§ Given instruction:
Transcribe all of the material below word for word and leave out its pictures.

§ Dataset excerpt:
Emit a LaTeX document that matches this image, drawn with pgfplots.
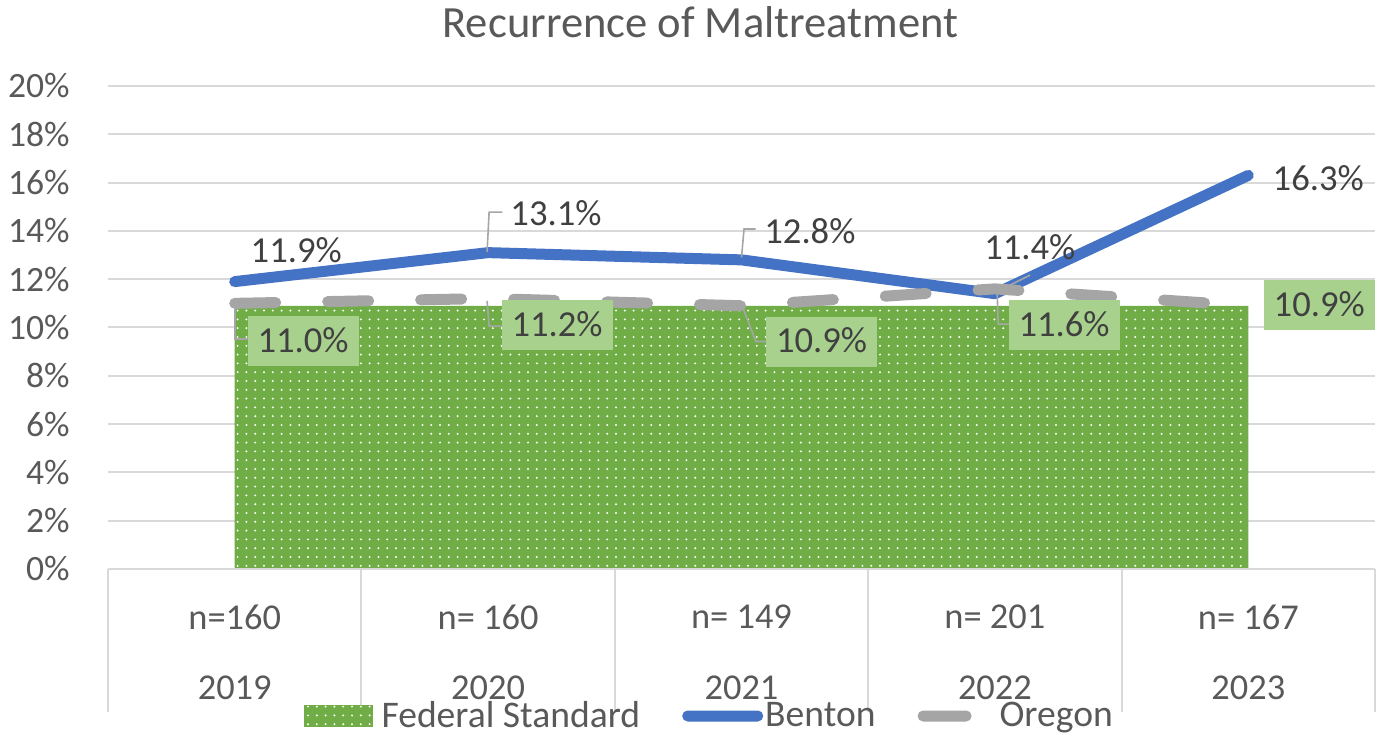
\documentclass[border=0pt]{standalone}
\usepackage{pgfplots}
\pgfplotsset{compat=1.18}
\usepackage{fontspec}
\setmainfont{Carlito}
\usetikzlibrary{patterns.meta}
\definecolor{fedgreen}{HTML}{70AD47}
\definecolor{lblgreen}{HTML}{A9D18E}
\definecolor{benton}{HTML}{4472C4}
\definecolor{oregon}{HTML}{A5A5A5}
\definecolor{gridc}{HTML}{D9D9D9}
\definecolor{txt}{HTML}{595959}
\definecolor{lbl}{HTML}{404040}
\definecolor{leader}{HTML}{A6A6A6}
\pgfplotstableread{
x fed benton oregon
0 10.9 11.9 11.0
1 10.9 13.1 11.2
2 10.9 12.8 10.9
3 10.9 11.4 11.6
4 10.9 16.3 10.9
}\datatable
\begin{document}
\begin{tikzpicture}
\useasboundingbox (-54pt,-82pt) rectangle (636pt,284.5pt);
\begin{axis}[
  at={(0,0)}, anchor=south west,
  scale only axis, width=633.5pt, height=241.5pt,
  xmin=-0.5, xmax=4.5, ymin=0, ymax=20,
  clip=false,
  axis line style={draw=none},
  tick style={draw=none},
  major tick length=0pt,
  xtick={0,1,2,3,4},
  xticklabels={{n=160},{n= 160},{n= 149},{n= 201},{n= 167}},
  xticklabel style={anchor=center, inner sep=0pt, yshift=-24pt, font=\fontsize{18.2}{20}\selectfont, text=txt},
  ytick={0,2,4,6,8,10,12,14,16,18,20},
  yticklabels={0\%,2\%,4\%,6\%,8\%,10\%,12\%,14\%,16\%,18\%,20\%},
  yticklabel style={anchor=east, inner sep=0pt, xshift=-19pt, font=\fontsize{17.8}{20}\selectfont, text=txt},
  ymajorgrids,
  grid style={gridc, line width=1pt},
  legend columns=3,
  legend style={draw=none, fill=none, at={(0.4745,0)}, anchor=center, yshift=-73.5pt,
    font=\fontsize{18.8}{20}\selectfont, text=txt,
    nodes={inner xsep=1pt},
    /tikz/every even column/.append style={column sep=20pt}},
]
% Federal standard area
\addplot[draw=none, fill=fedgreen, forget plot] table[x=x, y=fed] {\datatable} \closedcycle;
\addplot[draw=none, pattern={Dots[distance=4.4pt, radius=0.55pt]}, pattern color=white,
  legend image code/.code={
    \path[draw=none, fill=none] (0pt,0pt) -- (38pt,0pt);
    \fill[fedgreen, draw=none] (0pt,-5.5pt) rectangle (34.5pt,5.5pt);
    \fill[pattern={Dots[distance=4.4pt, radius=0.55pt]}, pattern color=white, draw=none] (0pt,-5.5pt) rectangle (34.5pt,5.5pt);
  }] table[x=x, y=fed] {\datatable} \closedcycle;
\addlegendentry{Federal Standard}
% Benton
\addplot[benton, line width=5.5pt, line cap=round, line join=round,
  legend image code/.code={
    \fill[benton, draw=none, rounded corners=2.7pt] (0pt,-2.75pt) rectangle (40.5pt,2.75pt);
  }] table[x=x, y=benton] {\datatable};
\addlegendentry{Benton}
% Oregon
\addplot[oregon, line width=5.5pt, line cap=round, line join=round, dash pattern=on 20.5pt off 26pt,
  legend image code/.code={
    \path[draw=none, fill=none] (0pt,0pt) -- (40pt,0pt);
    \fill[oregon, draw=none, rounded corners=2.7pt] (0pt,-2.75pt) rectangle (27pt,2.75pt);
  }] table[x=x, y=oregon] {\datatable};
\addlegendentry{Oregon}

% category separators and x axis line
\draw[gridc, line width=1pt] (axis cs:-0.5,0) -- (axis cs:4.5,0);
\draw[gridc, line width=1pt] (axis cs:-0.5,0) -- ++(0pt,-71.5pt);
\draw[gridc, line width=1pt] (axis cs:0.5,0) -- ++(0pt,-71.5pt);
\draw[gridc, line width=1pt] (axis cs:1.5,0) -- ++(0pt,-71.5pt);
\draw[gridc, line width=1pt] (axis cs:2.5,0) -- ++(0pt,-71.5pt);
\draw[gridc, line width=1pt] (axis cs:3.5,0) -- ++(0pt,-71.5pt);
\draw[gridc, line width=1pt] (axis cs:4.5,0) -- ++(0pt,-71.5pt);
% year labels
\begin{scope}[every node/.style={font=\fontsize{18.2}{20}\selectfont, text=txt, inner sep=0pt, anchor=center, yshift=-59.5pt}]
\node at (axis cs:0,0) {2019};
\node at (axis cs:1,0) {2020};
\node at (axis cs:2,0) {2021};
\node at (axis cs:3,0) {2022};
\node at (axis cs:4,0) {2023};
\end{scope}
% title
\node[font=\fontsize{22.3}{24}\selectfont, text=txt, anchor=center] at (rel axis cs:0.4676,1) [yshift=32pt] {Recurrence of Maltreatment};

% leader lines
\draw[leader, line width=0.8pt] (axis cs:0.996,13.13) -- (axis cs:1.004,14.78) -- (axis cs:1.056,14.78);
\draw[leader, line width=0.8pt] (axis cs:2.0,12.9) -- (axis cs:2.01,14.08) -- (axis cs:2.056,14.08);
\draw[leader, line width=0.8pt] (axis cs:3.02,11.55) -- (axis cs:3.139,12.17);
\draw[leader, line width=0.8pt] (axis cs:0.001,11.0) -- (axis cs:0.001,9.52) -- (axis cs:0.053,9.52);
\draw[leader, line width=0.8pt] (axis cs:0.996,11.1) -- (axis cs:1.004,10.06) -- (axis cs:1.056,10.06);
\draw[leader, line width=0.8pt] (axis cs:2.006,10.8) -- (axis cs:2.057,9.42) -- (axis cs:2.1,9.42);
\draw[leader, line width=0.8pt] (axis cs:3.009,11.43) -- (axis cs:3.013,10.14) -- (axis cs:3.06,10.14);

% Benton labels
\begin{scope}[every node/.style={font=\fontsize{18.3}{20}\selectfont, text=lbl, inner sep=0pt, anchor=center}]
\node at (axis cs:0.243,13.21) {11.9\%};
\node at (axis cs:1.268,14.74) {13.1\%};
\node at (axis cs:2.27,14.0) {12.8\%};
\node at (axis cs:3.138,13.33) {11.4\%};
\node at (axis cs:4.276,16.19) {16.3\%};
\end{scope}
% Oregon labels
\begin{scope}[every node/.style={font=\fontsize{18.3}{20}\selectfont, text=lbl, fill=lblgreen, inner xsep=5pt, inner ysep=6pt, text height=12pt, text depth=1pt, anchor=center}]
\node at (axis cs:0.270,9.44) {11.0\%};
\node at (axis cs:1.272,10.10) {11.2\%};
\node at (axis cs:2.316,9.42) {10.9\%};
\node at (axis cs:3.273,10.10) {11.6\%};
\node at (axis cs:4.28,10.93) {10.9\%};
\end{scope}
\end{axis}
\end{tikzpicture}
\end{document}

§ Task output:
Emit a LaTeX document that matches this image, drawn with pgfplots.
\documentclass[border=0pt]{standalone}
\usepackage{pgfplots}
\pgfplotsset{compat=1.18}
\usepackage{fontspec}
\setmainfont{Carlito}
\usetikzlibrary{patterns.meta}
\definecolor{fedgreen}{HTML}{70AD47}
\definecolor{lblgreen}{HTML}{A9D18E}
\definecolor{benton}{HTML}{4472C4}
\definecolor{oregon}{HTML}{A5A5A5}
\definecolor{gridc}{HTML}{D9D9D9}
\definecolor{txt}{HTML}{595959}
\definecolor{lbl}{HTML}{404040}
\definecolor{leader}{HTML}{A6A6A6}
\pgfplotstableread{
x fed benton oregon
0 10.9 11.9 11.0
1 10.9 13.1 11.2
2 10.9 12.8 10.9
3 10.9 11.4 11.6
4 10.9 16.3 10.9
}\datatable
\begin{document}
\begin{tikzpicture}
\useasboundingbox (-54pt,-82pt) rectangle (636pt,284.5pt);
\begin{axis}[
  at={(0,0)}, anchor=south west,
  scale only axis, width=633.5pt, height=241.5pt,
  xmin=-0.5, xmax=4.5, ymin=0, ymax=20,
  clip=false,
  axis line style={draw=none},
  tick style={draw=none},
  major tick length=0pt,
  xtick={0,1,2,3,4},
  xticklabels={{n=160},{n= 160},{n= 149},{n= 201},{n= 167}},
  xticklabel style={anchor=center, inner sep=0pt, yshift=-24pt, font=\fontsize{18.2}{20}\selectfont, text=txt},
  ytick={0,2,4,6,8,10,12,14,16,18,20},
  yticklabels={0\%,2\%,4\%,6\%,8\%,10\%,12\%,14\%,16\%,18\%,20\%},
  yticklabel style={anchor=east, inner sep=0pt, xshift=-19pt, font=\fontsize{17.8}{20}\selectfont, text=txt},
  ymajorgrids,
  grid style={gridc, line width=1pt},
  legend columns=3,
  legend style={draw=none, fill=none, at={(0.4745,0)}, anchor=center, yshift=-73.5pt,
    font=\fontsize{18.8}{20}\selectfont, text=txt,
    nodes={inner xsep=1pt},
    /tikz/every even column/.append style={column sep=20pt}},
]
% Federal standard area
\addplot[draw=none, fill=fedgreen, forget plot] table[x=x, y=fed] {\datatable} \closedcycle;
\addplot[draw=none, pattern={Dots[distance=4.4pt, radius=0.55pt]}, pattern color=white,
  legend image code/.code={
    \path[draw=none, fill=none] (0pt,0pt) -- (38pt,0pt);
    \fill[fedgreen, draw=none] (0pt,-5.5pt) rectangle (34.5pt,5.5pt);
    \fill[pattern={Dots[distance=4.4pt, radius=0.55pt]}, pattern color=white, draw=none] (0pt,-5.5pt) rectangle (34.5pt,5.5pt);
  }] table[x=x, y=fed] {\datatable} \closedcycle;
\addlegendentry{Federal Standard}
% Benton
\addplot[benton, line width=5.5pt, line cap=round, line join=round,
  legend image code/.code={
    \fill[benton, draw=none, rounded corners=2.7pt] (0pt,-2.75pt) rectangle (40.5pt,2.75pt);
  }] table[x=x, y=benton] {\datatable};
\addlegendentry{Benton}
% Oregon
\addplot[oregon, line width=5.5pt, line cap=round, line join=round, dash pattern=on 20.5pt off 26pt,
  legend image code/.code={
    \path[draw=none, fill=none] (0pt,0pt) -- (40pt,0pt);
    \fill[oregon, draw=none, rounded corners=2.7pt] (0pt,-2.75pt) rectangle (27pt,2.75pt);
  }] table[x=x, y=oregon] {\datatable};
\addlegendentry{Oregon}

% category separators and x axis line
\draw[gridc, line width=1pt] (axis cs:-0.5,0) -- (axis cs:4.5,0);
\draw[gridc, line width=1pt] (axis cs:-0.5,0) -- ++(0pt,-71.5pt);
\draw[gridc, line width=1pt] (axis cs:0.5,0) -- ++(0pt,-71.5pt);
\draw[gridc, line width=1pt] (axis cs:1.5,0) -- ++(0pt,-71.5pt);
\draw[gridc, line width=1pt] (axis cs:2.5,0) -- ++(0pt,-71.5pt);
\draw[gridc, line width=1pt] (axis cs:3.5,0) -- ++(0pt,-71.5pt);
\draw[gridc, line width=1pt] (axis cs:4.5,0) -- ++(0pt,-71.5pt);
% year labels
\begin{scope}[every node/.style={font=\fontsize{18.2}{20}\selectfont, text=txt, inner sep=0pt, anchor=center, yshift=-59.5pt}]
\node at (axis cs:0,0) {2019};
\node at (axis cs:1,0) {2020};
\node at (axis cs:2,0) {2021};
\node at (axis cs:3,0) {2022};
\node at (axis cs:4,0) {2023};
\end{scope}
% title
\node[font=\fontsize{22.3}{24}\selectfont, text=txt, anchor=center] at (rel axis cs:0.4676,1) [yshift=32pt] {Recurrence of Maltreatment};

% leader lines
\draw[leader, line width=0.8pt] (axis cs:0.996,13.13) -- (axis cs:1.004,14.78) -- (axis cs:1.056,14.78);
\draw[leader, line width=0.8pt] (axis cs:2.0,12.9) -- (axis cs:2.01,14.08) -- (axis cs:2.056,14.08);
\draw[leader, line width=0.8pt] (axis cs:3.02,11.55) -- (axis cs:3.139,12.17);
\draw[leader, line width=0.8pt] (axis cs:0.001,11.0) -- (axis cs:0.001,9.52) -- (axis cs:0.053,9.52);
\draw[leader, line width=0.8pt] (axis cs:0.996,11.1) -- (axis cs:1.004,10.06) -- (axis cs:1.056,10.06);
\draw[leader, line width=0.8pt] (axis cs:2.006,10.8) -- (axis cs:2.057,9.42) -- (axis cs:2.1,9.42);
\draw[leader, line width=0.8pt] (axis cs:3.009,11.43) -- (axis cs:3.013,10.14) -- (axis cs:3.06,10.14);

% Benton labels
\begin{scope}[every node/.style={font=\fontsize{18.3}{20}\selectfont, text=lbl, inner sep=0pt, anchor=center}]
\node at (axis cs:0.243,13.21) {11.9\%};
\node at (axis cs:1.268,14.74) {13.1\%};
\node at (axis cs:2.27,14.0) {12.8\%};
\node at (axis cs:3.138,13.33) {11.4\%};
\node at (axis cs:4.276,16.19) {16.3\%};
\end{scope}
% Oregon labels
\begin{scope}[every node/.style={font=\fontsize{18.3}{20}\selectfont, text=lbl, fill=lblgreen, inner xsep=5pt, inner ysep=6pt, text height=12pt, text depth=1pt, anchor=center}]
\node at (axis cs:0.270,9.44) {11.0\%};
\node at (axis cs:1.272,10.10) {11.2\%};
\node at (axis cs:2.316,9.42) {10.9\%};
\node at (axis cs:3.273,10.10) {11.6\%};
\node at (axis cs:4.28,10.93) {10.9\%};
\end{scope}
\end{axis}
\end{tikzpicture}
\end{document}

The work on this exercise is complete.